So, lets recap- you would eliminate much of our medical system? ( since it would be unable to function w/o medicare and medicaid) Or would you just permit hospitals to refuse treatment of all low-income individuals and most of the elderly? Welfare would be eliminated except for military welfare recipients and the severely disabled. Or you would eliminate the V.A., as well? The unemployed would be sweeping streets and sorting mail for nothing and eating, what exactly? Higher education would be too expensive for most people so many private colleges would close. You would advocate what? - Heavy recuitment from China and India to fill all those jobs requiring higher education? Who do you think would fund basic research? Well, I guess the U.S. could concede that core endeavor to the Chinese, as well.
Of course, gov't revenue would drop even as tax rates dropped because the middle class would be decimated and the G.D.P. would plummet. The effort to balance the budget with ever fewer $$ would create an economic death spiral until corpoartions began moving back to the U.S. for all the cheap, cheap labor.
The medical system worked prior to the implementation of Medicare in the 1960's. The problems in the medical system should not be the government's concern - those who operate medical facilities should have the ability to make their services available to the public - the old ones call this competition and contrary to the belief of many today - it works.

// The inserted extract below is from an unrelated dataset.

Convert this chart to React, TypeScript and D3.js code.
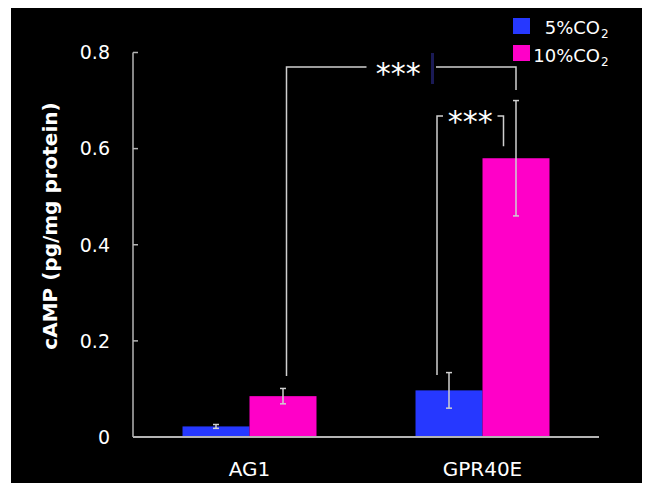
import React from "react";
import * as d3 from "d3";

const categories = ["AG1", "GPR40E"];
const series = ["5%CO2", "10%CO2"];
const means5 = [0.022, 0.097];
const errs5 = [0.004, 0.037];
const means10 = [0.085, 0.58];
const errs10 = [0.016, 0.12];
const yTicks = [0, 0.2, 0.4, 0.6, 0.8];
const colors = ["#2638FF", "#FF00C8"];

const W = 648;
const H = 483;

export default function App() {
  const y = d3.scaleLinear().domain([0, 0.8]).range([437, 52.5]);
  const x = d3.scaleBand().domain(categories).range([133, 599]).paddingInner(0).paddingOuter(0);
  const xs = d3.scaleBand().domain(series).range([0, x.bandwidth()]).paddingInner(0).paddingOuter(0.739);
  const font = "'DejaVu Sans', Verdana, sans-serif";
  const axisColor = "#b4b4b4";
  const errColor = "#d0d0d0";

  const data = categories.map((c, i) => [
    { s: series[0], m: means5[i], e: errs5[i], color: colors[0] },
    { s: series[1], m: means10[i], e: errs10[i], color: colors[1] },
  ]);

  const cx = (ci: number, si: number) => (x(categories[ci]) as number) + (xs(series[si]) as number) + xs.bandwidth() / 2;

  const bigL = cx(0, 1) + 3.5;
  const bigR = cx(1, 1);
  const smL = cx(1, 0) - 12;
  const smR = cx(1, 1) - 12.5;
  const bigTop = y(0.77);
  const smTop = y(0.668);

  return (
    <svg width={W} height={H} style={{ display: "block", position: "absolute", left: 0, top: 0 }}>
      <rect x={0} y={0} width={W} height={H} fill="#fff" />
      <rect x={11} y={8} width={631} height={475} fill="#000" />

      {/* y axis */}
      <line x1={133} x2={133} y1={y(0.8)} y2={y(0)} stroke={axisColor} strokeWidth={1.5} />
      {yTicks.map((t) => (
        <g key={t}>
          <line x1={133} x2={138} y1={y(t)} y2={y(t)} stroke={axisColor} strokeWidth={1.5} />
          <text x={110} y={y(t)} dy="0.36em" textAnchor="end" fill="#fff" fontFamily={font} fontSize={19}>
            {t === 0 ? "0" : t.toFixed(1)}
          </text>
        </g>
      ))}
      <text
        transform={`translate(57,226) rotate(-90)`}
        textAnchor="middle"
        fill="#fff"
        fontFamily={font}
        fontSize={20}
        fontWeight="bold"
      >
        cAMP (pg/mg protein)
      </text>

      {/* bars */}
      {data.map((grp, ci) =>
        grp.map((d, si) => {
          const bx = (x(categories[ci]) as number) + (xs(d.s) as number);
          const c = cx(ci, si);
          return (
            <g key={`${ci}-${si}`}>
              <rect x={bx} y={y(d.m)} width={xs.bandwidth()} height={y(0) - y(d.m)} fill={d.color} />
              <line x1={c} x2={c} y1={y(d.m + d.e)} y2={y(d.m - d.e)} stroke={errColor} strokeWidth={1.5} />
              <line x1={c - 3} x2={c + 3} y1={y(d.m + d.e)} y2={y(d.m + d.e)} stroke={errColor} strokeWidth={1.5} />
              <line x1={c - 3} x2={c + 3} y1={y(d.m - d.e)} y2={y(d.m - d.e)} stroke={errColor} strokeWidth={1.5} />
            </g>
          );
        })
      )}

      {/* x axis */}
      <line x1={133} x2={599} y1={y(0)} y2={y(0)} stroke={axisColor} strokeWidth={2} />
      {categories.map((c) => (
        <text key={c} x={(x(c) as number) + x.bandwidth() / 2} y={476} textAnchor="middle" fill="#fff" fontFamily={font} fontSize={20}>
          {c}
        </text>
      ))}

      {/* big bracket */}
      <polyline
        points={`${bigL},${y(0.127)} ${bigL},${bigTop} ${bigL + 80},${bigTop}`}
        fill="none"
        stroke={errColor}
        strokeWidth={1.5}
      />
      <polyline
        points={`${bigR - 80},${bigTop} ${bigR},${bigTop} ${bigR},${y(0.722)}`}
        fill="none"
        stroke={errColor}
        strokeWidth={1.5}
      />
      <rect x={431} y={53} width={3} height={31} fill="#1a1a55" />
      <text x={(bigL + bigR) / 2 - 3} y={bigTop + 17} textAnchor="middle" fill="#fff" fontFamily={font} fontSize={30}>
        ***
      </text>

      {/* small bracket */}
      <polyline
        points={`${smL},${y(0.129)} ${smL},${smTop} ${smL + 6},${smTop}`}
        fill="none"
        stroke={errColor}
        strokeWidth={1.5}
      />
      <polyline
        points={`${smR - 6},${smTop} ${smR},${smTop} ${smR},${y(0.605)}`}
        fill="none"
        stroke={errColor}
        strokeWidth={1.5}
      />
      <text x={(smL + smR) / 2} y={smTop + 16} textAnchor="middle" fill="#fff" fontFamily={font} fontSize={30}>
        ***
      </text>

      {/* legend */}
      {series.map((s, i) => (
        <g key={s}>
          <rect x={513} y={18 + i * 27} width={17} height={16} fill={colors[i]} />
          <text x={600} y={34 + i * 28} textAnchor="end" fill="#fff" fontFamily={font} fontSize={18}>
            {s.replace("2", "")}
          </text>
          <text x={601} y={38 + i * 28} fill="#fff" fontFamily={font} fontSize={12}>
            2
          </text>
        </g>
      ))}
    </svg>
  );
}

The government should fund care for veterans - but that can be done by providing insurance benefits (CHAMPUS) that veterans can use in the private sector. The government cannot operate a classroom with 15 five year olds in it - do you really think they effectively operate hospitals for veterans. (In case you haven't dealt with the VA, they don't do such a great job.)

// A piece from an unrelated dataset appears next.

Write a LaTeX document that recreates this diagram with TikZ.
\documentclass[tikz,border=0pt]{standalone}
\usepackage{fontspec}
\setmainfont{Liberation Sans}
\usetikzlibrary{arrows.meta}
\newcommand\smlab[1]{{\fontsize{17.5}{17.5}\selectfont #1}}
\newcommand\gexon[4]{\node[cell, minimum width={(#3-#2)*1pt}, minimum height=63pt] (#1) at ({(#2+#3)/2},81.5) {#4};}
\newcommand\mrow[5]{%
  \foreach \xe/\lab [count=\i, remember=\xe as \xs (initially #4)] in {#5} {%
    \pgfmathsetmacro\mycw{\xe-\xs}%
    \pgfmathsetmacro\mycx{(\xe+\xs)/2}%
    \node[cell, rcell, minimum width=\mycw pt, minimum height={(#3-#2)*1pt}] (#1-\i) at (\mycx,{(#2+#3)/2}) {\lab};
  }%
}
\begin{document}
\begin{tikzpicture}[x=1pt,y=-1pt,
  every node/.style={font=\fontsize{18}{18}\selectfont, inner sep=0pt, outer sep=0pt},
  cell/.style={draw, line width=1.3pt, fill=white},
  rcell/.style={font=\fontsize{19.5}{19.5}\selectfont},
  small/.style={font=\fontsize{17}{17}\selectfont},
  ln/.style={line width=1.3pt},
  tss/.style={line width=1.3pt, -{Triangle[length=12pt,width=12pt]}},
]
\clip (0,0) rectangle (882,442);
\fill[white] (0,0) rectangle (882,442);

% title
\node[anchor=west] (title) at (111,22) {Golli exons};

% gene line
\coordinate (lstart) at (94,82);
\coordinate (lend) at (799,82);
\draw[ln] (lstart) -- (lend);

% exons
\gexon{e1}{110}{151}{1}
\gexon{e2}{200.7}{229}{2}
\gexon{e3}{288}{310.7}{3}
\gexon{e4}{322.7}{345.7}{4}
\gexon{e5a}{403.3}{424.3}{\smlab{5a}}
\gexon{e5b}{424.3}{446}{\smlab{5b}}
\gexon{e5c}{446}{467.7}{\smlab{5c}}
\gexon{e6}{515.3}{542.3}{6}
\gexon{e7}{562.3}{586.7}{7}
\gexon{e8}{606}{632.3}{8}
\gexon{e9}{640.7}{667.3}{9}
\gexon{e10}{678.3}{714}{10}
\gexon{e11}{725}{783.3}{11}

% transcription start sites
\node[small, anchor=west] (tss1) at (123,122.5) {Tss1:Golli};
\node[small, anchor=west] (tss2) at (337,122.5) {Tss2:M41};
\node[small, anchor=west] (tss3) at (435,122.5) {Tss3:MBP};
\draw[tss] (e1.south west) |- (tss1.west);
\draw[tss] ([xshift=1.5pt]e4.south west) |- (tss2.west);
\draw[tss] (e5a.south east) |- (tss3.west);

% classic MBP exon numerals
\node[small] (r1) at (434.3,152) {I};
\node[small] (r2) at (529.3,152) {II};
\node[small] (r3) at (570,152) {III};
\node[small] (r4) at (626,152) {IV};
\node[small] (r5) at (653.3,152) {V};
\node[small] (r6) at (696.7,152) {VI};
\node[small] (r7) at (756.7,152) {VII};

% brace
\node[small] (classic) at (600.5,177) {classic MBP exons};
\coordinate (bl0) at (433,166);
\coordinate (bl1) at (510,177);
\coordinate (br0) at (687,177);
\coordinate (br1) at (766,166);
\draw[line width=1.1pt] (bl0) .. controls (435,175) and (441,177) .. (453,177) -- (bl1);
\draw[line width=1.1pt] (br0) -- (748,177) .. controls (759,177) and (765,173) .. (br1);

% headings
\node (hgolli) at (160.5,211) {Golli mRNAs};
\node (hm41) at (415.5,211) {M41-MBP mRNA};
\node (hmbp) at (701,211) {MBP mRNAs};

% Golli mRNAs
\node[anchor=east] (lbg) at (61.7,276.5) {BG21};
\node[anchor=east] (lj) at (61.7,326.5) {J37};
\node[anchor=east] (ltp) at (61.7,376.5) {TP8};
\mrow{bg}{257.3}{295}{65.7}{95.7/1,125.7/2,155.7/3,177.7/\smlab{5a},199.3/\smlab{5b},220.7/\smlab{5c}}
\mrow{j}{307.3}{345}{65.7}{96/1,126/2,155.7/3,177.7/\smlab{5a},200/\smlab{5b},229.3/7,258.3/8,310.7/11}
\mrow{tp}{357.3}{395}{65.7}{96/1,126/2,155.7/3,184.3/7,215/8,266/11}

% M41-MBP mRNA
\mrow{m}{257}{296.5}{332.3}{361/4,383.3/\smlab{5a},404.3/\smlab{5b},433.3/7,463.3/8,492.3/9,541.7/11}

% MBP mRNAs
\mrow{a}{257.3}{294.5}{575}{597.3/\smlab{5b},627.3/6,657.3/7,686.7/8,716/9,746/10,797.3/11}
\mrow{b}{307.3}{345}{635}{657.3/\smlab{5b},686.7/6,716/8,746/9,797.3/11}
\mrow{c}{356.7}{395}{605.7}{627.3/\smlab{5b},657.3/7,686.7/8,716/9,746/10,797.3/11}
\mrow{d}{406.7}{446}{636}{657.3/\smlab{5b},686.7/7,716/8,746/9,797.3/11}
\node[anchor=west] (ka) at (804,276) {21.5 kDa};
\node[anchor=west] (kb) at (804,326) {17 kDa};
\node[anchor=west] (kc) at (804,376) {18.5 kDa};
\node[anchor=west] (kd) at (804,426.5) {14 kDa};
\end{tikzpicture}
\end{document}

Education is a commodity, just like clothing, food and shelter. Minus the Department of Education, private enterprise schools would compete for the education dollars being spent. This competition would create a better educational product, and because the privately operated schools would not be competing with "free" (and yes, many people consider public education to be free) education, the price would stabilize at a level the market would bear.
The push for more people to attend college hasn't generated a lot of improvement in the capabilities of our labor market. Higher education may not be for everyone - and wasting tax dollars to pay for college for a person to have the college experience isn't how I want my money spent. Let them fund their own four year frat party.
Prior to the creation of the Department of Education, people got educated, had the ability to formulate and implement ideas and the country was economically successful. Since the Department of Education, every child pushed through the system has been part of one experiment or another with no improvement in teaching them how to learn, how to think logically, how to solve problems etc. We are to a point that if a person is working in a job, and a customer asks a question of an employee that isn't scripted in their job procedures - all the customer gets is a dumb look. I don't know about the rest of you, but I got far fewer dumb looks prior to the federal takeover of education.
Research should be the risk of private entities. If the research results in a viable marketable product - the gains from the research should be the reward of the private entity.
Government revenue would most definitely drop under my suggestions - the government wouldn't need more revenue and the people who earned the money could spend it themselves. And if the people spent more of what they made - it would create a demand for more products - which would create a demand for more workers........hopefully you get the picture.
I personally want manufacturing and production to return to the U.S. I prefer that they not come back for the "cheap, cheap labor", but that trade policies tax imports enough to allow an American made cell phone to compete fairly with a Chinese made cell phone.
I'd buy the American, even if the price was marginally higher - just to support the U.S. laborer.